§ **Data provided**
========================================================================

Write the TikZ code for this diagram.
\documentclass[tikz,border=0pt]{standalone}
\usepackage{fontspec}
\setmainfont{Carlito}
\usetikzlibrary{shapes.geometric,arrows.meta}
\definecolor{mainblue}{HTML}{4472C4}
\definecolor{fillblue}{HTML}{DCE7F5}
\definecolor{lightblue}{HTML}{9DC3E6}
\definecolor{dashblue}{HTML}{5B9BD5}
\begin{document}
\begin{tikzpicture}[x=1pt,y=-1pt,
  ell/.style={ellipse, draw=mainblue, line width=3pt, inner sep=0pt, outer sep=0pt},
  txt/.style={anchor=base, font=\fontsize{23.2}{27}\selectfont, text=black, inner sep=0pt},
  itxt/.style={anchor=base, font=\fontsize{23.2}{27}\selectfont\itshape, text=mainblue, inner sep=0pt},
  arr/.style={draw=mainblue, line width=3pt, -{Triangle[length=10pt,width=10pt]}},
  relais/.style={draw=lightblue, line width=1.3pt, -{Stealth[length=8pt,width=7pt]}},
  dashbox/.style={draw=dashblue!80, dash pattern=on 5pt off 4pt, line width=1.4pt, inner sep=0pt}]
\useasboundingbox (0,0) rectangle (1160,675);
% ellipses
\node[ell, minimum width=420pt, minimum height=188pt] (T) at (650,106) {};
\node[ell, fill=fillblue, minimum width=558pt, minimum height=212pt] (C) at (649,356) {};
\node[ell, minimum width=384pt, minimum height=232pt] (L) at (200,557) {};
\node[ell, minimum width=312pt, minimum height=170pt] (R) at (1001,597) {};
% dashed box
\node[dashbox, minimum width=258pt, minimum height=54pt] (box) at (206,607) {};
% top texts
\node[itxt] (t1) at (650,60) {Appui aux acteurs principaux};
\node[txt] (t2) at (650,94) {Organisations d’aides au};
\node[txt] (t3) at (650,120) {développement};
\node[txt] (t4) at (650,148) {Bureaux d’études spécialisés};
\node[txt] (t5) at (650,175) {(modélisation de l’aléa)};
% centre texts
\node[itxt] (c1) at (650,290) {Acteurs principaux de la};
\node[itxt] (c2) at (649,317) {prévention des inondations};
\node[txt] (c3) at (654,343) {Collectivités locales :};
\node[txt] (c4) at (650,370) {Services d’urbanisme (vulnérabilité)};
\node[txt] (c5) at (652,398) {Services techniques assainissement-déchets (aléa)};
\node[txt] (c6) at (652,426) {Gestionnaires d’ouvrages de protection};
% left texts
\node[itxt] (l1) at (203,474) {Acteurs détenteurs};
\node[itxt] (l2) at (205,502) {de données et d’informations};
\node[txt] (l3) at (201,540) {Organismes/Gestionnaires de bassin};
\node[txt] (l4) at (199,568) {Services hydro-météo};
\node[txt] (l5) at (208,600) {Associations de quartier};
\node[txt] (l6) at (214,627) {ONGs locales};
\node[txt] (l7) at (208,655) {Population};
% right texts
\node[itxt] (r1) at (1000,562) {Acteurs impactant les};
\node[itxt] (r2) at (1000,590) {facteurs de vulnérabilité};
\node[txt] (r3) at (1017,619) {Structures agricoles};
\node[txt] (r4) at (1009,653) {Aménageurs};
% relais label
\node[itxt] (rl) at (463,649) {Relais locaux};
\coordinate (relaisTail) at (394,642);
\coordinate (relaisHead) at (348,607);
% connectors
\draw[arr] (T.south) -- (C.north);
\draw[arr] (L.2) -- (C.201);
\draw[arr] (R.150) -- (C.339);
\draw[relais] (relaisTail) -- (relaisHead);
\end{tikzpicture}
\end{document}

========================================================================

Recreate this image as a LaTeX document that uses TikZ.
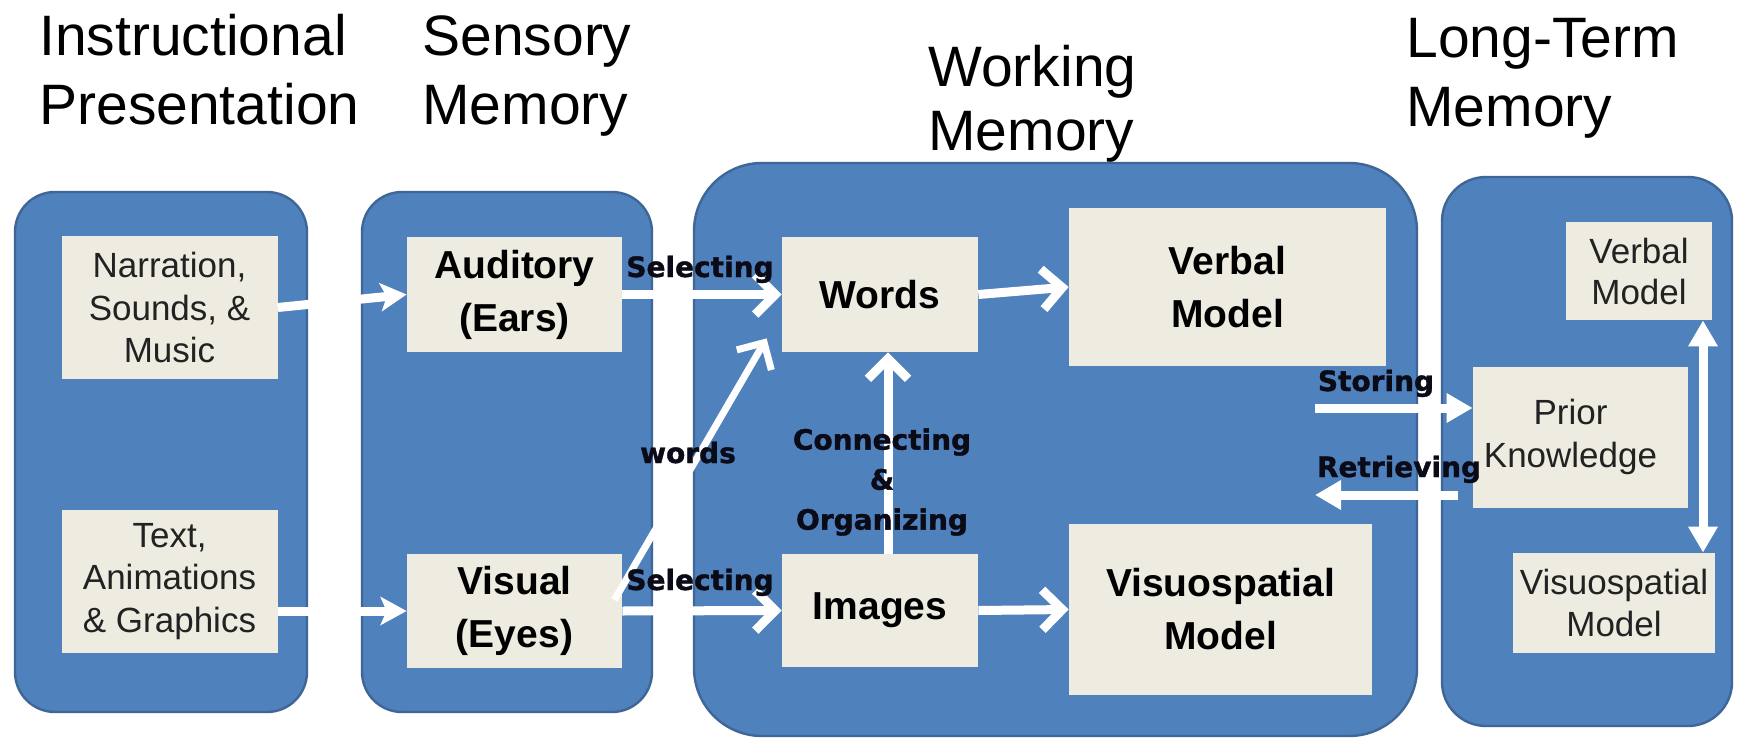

========================================================================

§ **Given exercise**
Go through the data above and find the lines with the word "this". Copy each of those lines.

§ **Complete output**
Write the TikZ code for this diagram.
Recreate this image as a LaTeX document that uses TikZ.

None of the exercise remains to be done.